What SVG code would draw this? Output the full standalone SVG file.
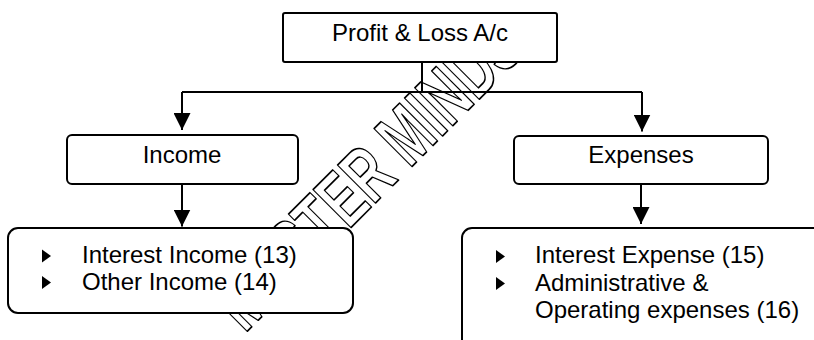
<svg xmlns="http://www.w3.org/2000/svg" width="814" height="340" viewBox="0 0 814 340">
<style>
.box{fill:#fff;stroke:#000;stroke-width:2}
.lbl{font-family:"Liberation Sans",Arial,sans-serif;font-size:24px;fill:#000}
.con{fill:none;stroke:#000;stroke-width:2}
.wm{font-family:"Liberation Sans",Arial,sans-serif;font-weight:bold;font-size:78px;fill:none;stroke:#000;stroke-width:1.7;stroke-linejoin:round}
</style>
<defs>
<marker id="ah" viewBox="0 0 10 10" refX="10" refY="5" markerUnits="userSpaceOnUse" markerWidth="17" markerHeight="17" orient="auto">
<path d="M0,0 L10,5 L0,10 Z" fill="#000"/>
</marker>
<path id="bul" d="M0,0 L9,6.5 L0,13 Z" fill="#000"/>
</defs>
<rect width="814" height="340" fill="#fff"/>
<g id="watermark" transform="translate(244.7,333.8) rotate(-45)">
<text class="wm" x="0" y="0" textLength="400" lengthAdjust="spacingAndGlyphs">MASTER MINDS</text>
</g>
<g id="connectors">
<path class="con" d="M422,62 V92"/>
<path class="con" d="M182,92 H642"/>
<path class="con" d="M182,92 V130" marker-end="url(#ah)"/>
<path class="con" d="M642,92 V131.5" marker-end="url(#ah)"/>
<path class="con" d="M182,184 V226.5" marker-end="url(#ah)"/>
<path class="con" d="M641,184 V224" marker-end="url(#ah)"/>
</g>
<g id="pl">
<rect class="box" x="283" y="13" width="274" height="49" rx="2"/>
<text class="lbl" x="420" y="41" text-anchor="middle">Profit &amp; Loss A/c</text>
</g>
<g id="income">
<rect class="box" x="67" y="135" width="231" height="49" rx="5"/>
<text class="lbl" x="182" y="163" text-anchor="middle">Income</text>
</g>
<g id="expenses">
<rect class="box" x="514" y="136" width="254" height="48" rx="5"/>
<text class="lbl" x="641" y="163" text-anchor="middle">Expenses</text>
</g>
<g id="income-items">
<rect class="box" x="8" y="228" width="345" height="85" rx="10"/>
<use href="#bul" x="42" y="249.5"/>
<use href="#bul" x="42" y="276"/>
<text class="lbl" x="82" y="263">Interest Income (13)</text>
<text class="lbl" x="82" y="290">Other Income (14)</text>
</g>
<g id="expense-items">
<rect class="box" x="462" y="228" width="400" height="150" rx="10"/>
<use href="#bul" x="496" y="250"/>
<use href="#bul" x="496" y="277"/>
<text class="lbl" x="535" y="263">Interest Expense (15)</text>
<text class="lbl" x="535" y="291">Administrative &amp;</text>
<text class="lbl" x="535" y="318">Operating expenses (16)</text>
</g>
</svg>
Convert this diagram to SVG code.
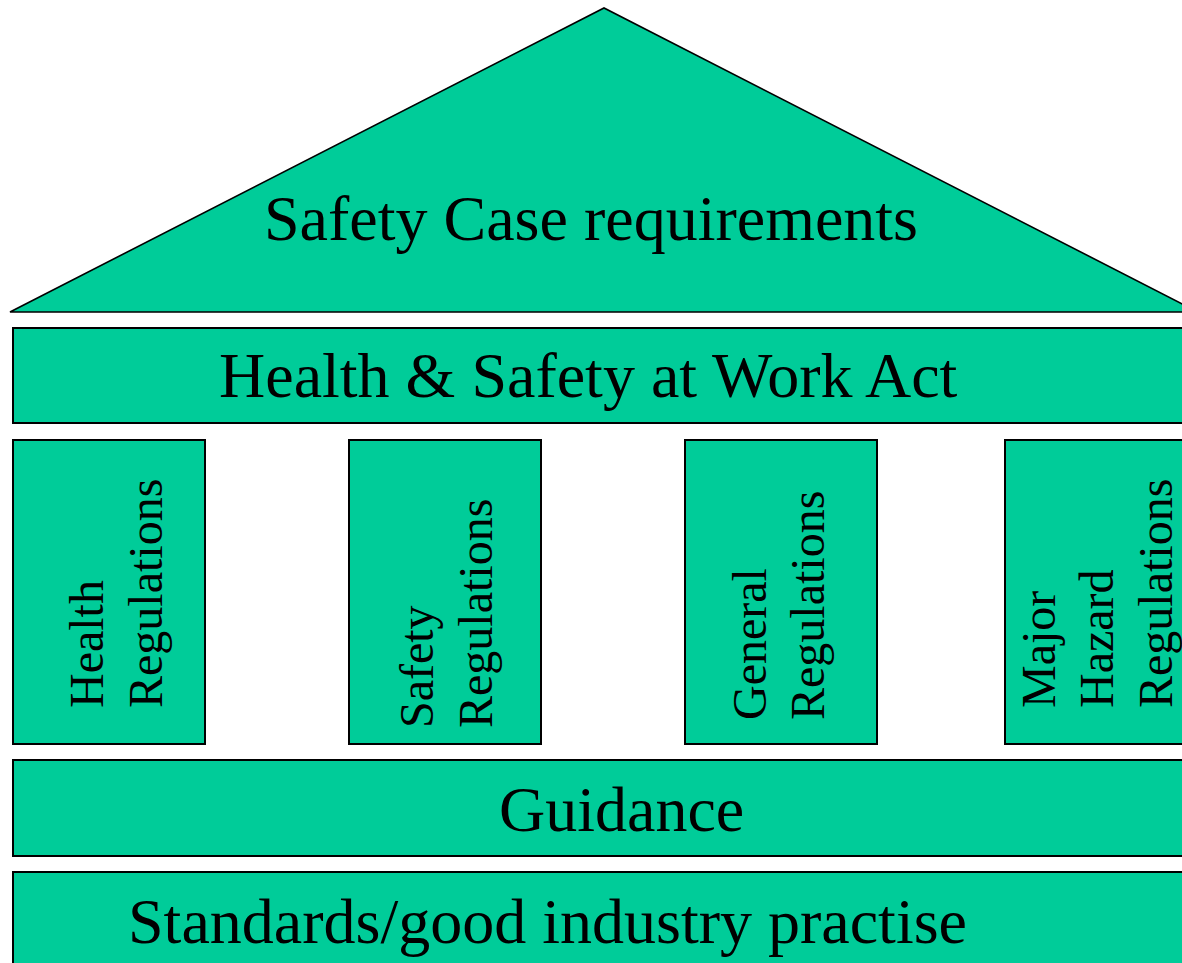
<svg xmlns="http://www.w3.org/2000/svg" width="1182" height="963" viewBox="0 0 1182 963">
<style>
.box{fill:#00CC99;stroke:#000;stroke-width:2}
.roof{fill:#00CC99;stroke:#000;stroke-width:1.6}
.t{font-family:"Liberation Serif","Times New Roman",serif;font-size:64px;fill:#000}
.v{font-family:"Liberation Serif","Times New Roman",serif;font-size:48px;fill:#000}
</style>
<rect width="1182" height="963" fill="#fff"/>
<g id="roof">
<polygon class="roof" points="10,312 604,8 1198,312"/>
<text class="t" x="264" y="240">Safety Case requirements</text>
</g>
<g id="act">
<rect class="box" x="13" y="328" width="1190" height="95"/>
<text class="t" x="219" y="397">Health &amp; Safety at Work Act</text>
</g>
<g id="health-regs">
<rect class="box" x="13" y="440" width="192" height="304"/>
<text class="v" transform="translate(103,708) rotate(-90)">Health</text>
<text class="v" transform="translate(162,708) rotate(-90)">Regulations</text>
</g>
<g id="safety-regs">
<rect class="box" x="349" y="440" width="192" height="304"/>
<text class="v" transform="translate(433,728) rotate(-90)">Safety</text>
<text class="v" transform="translate(492,728) rotate(-90)">Regulations</text>
</g>
<g id="general-regs">
<rect class="box" x="685" y="440" width="192" height="304"/>
<text class="v" transform="translate(766,720) rotate(-90)">General</text>
<text class="v" transform="translate(824,720) rotate(-90)">Regulations</text>
</g>
<g id="major-hazard-regs">
<rect class="box" x="1005" y="440" width="192" height="304"/>
<text class="v" transform="translate(1055,708) rotate(-90)">Major</text>
<text class="v" transform="translate(1113,708) rotate(-90)">Hazard</text>
<text class="v" transform="translate(1172,708) rotate(-90)">Regulations</text>
</g>
<g id="guidance">
<rect class="box" x="13" y="760" width="1190" height="96"/>
<text class="t" x="499" y="831">Guidance</text>
</g>
<g id="standards">
<rect class="box" x="13" y="872" width="1190" height="120"/>
<text class="t" x="128" y="943">Standards/good industry practise</text>
</g>
<g id="connectors"/>
</svg>
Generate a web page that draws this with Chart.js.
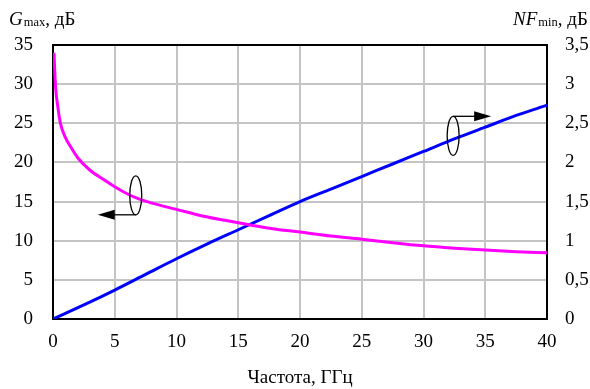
<!DOCTYPE html>
<html>
<head>
<meta charset="utf-8">
<script src="https://cdn.jsdelivr.net/npm/chart.js@4"></script>
<style>
  html, body { margin: 0; padding: 0; background: #fff; }
  #wrap { width: 590px; height: 389px; position: relative; }
</style>
</head>
<body>
<div id="wrap"><canvas id="chart"></canvas></div>
<script>
// data
const freqG = [0.08, 0.2, 0.4, 0.6, 1, 1.5, 2, 3, 4, 5, 6, 7, 8, 10, 12, 15, 17.5, 20, 22.5, 25, 27.5, 30, 32.5, 35, 37.5, 40];
const gmax = [34.0, 29.8, 27.0, 25.0, 23.2, 21.8, 20.6, 19.0, 17.9, 16.9, 16.0, 15.3, 14.8, 14.0, 13.2, 12.3, 11.6, 11.1, 10.6, 10.2, 9.75, 9.35, 9.05, 8.8, 8.6, 8.45];
const freqNF = [0, 2.5, 5, 7.5, 10, 12.5, 15, 17.5, 20, 22.5, 25, 27.5, 30, 32.5, 35, 37.5, 40];
const nfmin = [0, 0.18, 0.37, 0.57, 0.77, 0.96, 1.14, 1.32, 1.50, 1.66, 1.82, 1.98, 2.14, 2.30, 2.45, 2.60, 2.73];

const xTitle = 'Частота, ГГц';
const FONT = 'Liberation Serif, Times New Roman, serif';

// arrow markers (ellipse centre in data units, left axis)
const marks = [
  { x: 6.7, y: 15.8, dir: 'left' },
  { x: 32.4, y: 23.4, dir: 'right' }
];

let toPts = (xs, ys) => xs.map((v, i) => ({ x: v, y: ys[i] }));

// frame, axis names and the little ellipse arrows
const extras = {
  id: 'extras',
  beforeDatasetsDraw(chart) {
    const { ctx, chartArea: a } = chart;
    ctx.save();
    ctx.strokeStyle = '#000';
    ctx.lineWidth = 2;
    ctx.strokeRect(a.left, a.top, a.right - a.left, a.bottom - a.top);
    ctx.restore();
  },
  afterDraw(chart) {
    const { ctx, scales } = chart;
    ctx.save();
    ctx.fillStyle = '#000';
    ctx.textBaseline = 'alphabetic';

    let axisName = (x, main, sub) => {
      const base = 25;
      ctx.font = 'italic 19px ' + FONT;
      ctx.fillText(main, x, base);
      x += ctx.measureText(main).width + 1;
      ctx.font = '12.5px ' + FONT;
      ctx.fillText(sub, x, base + 1);
      x += ctx.measureText(sub).width;
      ctx.font = '19px ' + FONT;
      ctx.fillText(', дБ', x, base);
    };
    axisName(9, 'G', 'max');
    axisName(513, 'NF', 'min');

    // ellipses with arrows
    marks.forEach(m => {
      const cx = scales.x.getPixelForValue(m.x);
      const cy = scales.y.getPixelForValue(m.y);
      const rx = 6, ry = 19.5;
      ctx.strokeStyle = '#000';
      ctx.lineWidth = 1.3;
      ctx.beginPath();
      ctx.ellipse(cx, cy, rx, ry, 0, 0, Math.PI * 2);
      ctx.stroke();
      const ly = m.dir === 'left' ? cy + ry : cy - ry;
      const s = m.dir === 'left' ? -1 : 1;
      ctx.beginPath();
      ctx.moveTo(cx, ly);
      ctx.lineTo(cx + s * 22, ly);
      ctx.stroke();
      ctx.beginPath();
      ctx.moveTo(cx + s * 38, ly);
      ctx.lineTo(cx + s * 21, ly - 5);
      ctx.lineTo(cx + s * 21, ly + 5);
      ctx.closePath();
      ctx.fill();
    });
    ctx.restore();
  }
};

const tickFont = { family: FONT, size: 19 };

new Chart(document.getElementById('chart'), {
  type: 'line',
  data: {
    datasets: [
      {
        label: 'Gmax',
        data: toPts(freqG, gmax),
        borderColor: '#ff00ff',
        borderWidth: 3,
        pointRadius: 0,
        cubicInterpolationMode: 'monotone',
        yAxisID: 'y'
      },
      {
        label: 'NFmin',
        data: toPts(freqNF, nfmin),
        borderColor: '#0000ff',
        borderWidth: 3,
        pointRadius: 0,
        cubicInterpolationMode: 'monotone',
        yAxisID: 'y2'
      }
    ]
  },
  options: {
    responsive: true,
    maintainAspectRatio: false,
    animation: false,
    layout: { padding: { top: 45, left: 0, right: 0, bottom: 0 } },
    plugins: { legend: { display: false }, tooltip: { enabled: false } },
    scales: {
      x: {
        type: 'linear',
        min: 0, max: 40,
        ticks: { stepSize: 5, color: '#000', font: tickFont, padding: 12, maxRotation: 0 },
        grid: { color: '#c4c4c4', lineWidth: 2, drawTicks: false },
        border: { color: '#000', width: 2 },
        title: { display: true, text: xTitle, color: '#000', font: tickFont, padding: { top: 0, bottom: 0 } },
        afterFit: s => { s.height = 70; }
      },
      y: {
        position: 'left',
        min: 0, max: 35,
        ticks: { stepSize: 5, color: '#000', font: tickFont, padding: 20 },
        grid: { color: '#c4c4c4', lineWidth: 2, drawTicks: false },
        border: { color: '#000', width: 2 },
        afterFit: s => { s.width = 53; }
      },
      y2: {
        position: 'right',
        min: 0, max: 3.5,
        ticks: {
          stepSize: 0.5, color: '#000', font: tickFont, padding: 18,
          callback: v => String(v).replace('.', ',')
        },
        grid: { display: false, drawTicks: false },
        border: { color: '#000', width: 2 },
        afterFit: s => { s.width = 43; }
      }
    }
  },
  plugins: [extras]
});
</script>
</body>
</html>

-=-=-=-=-

Provide the count, and nothing else, of lines in the data above where the word "this" occurs.

- [EXPECTED OUTPUT]: 3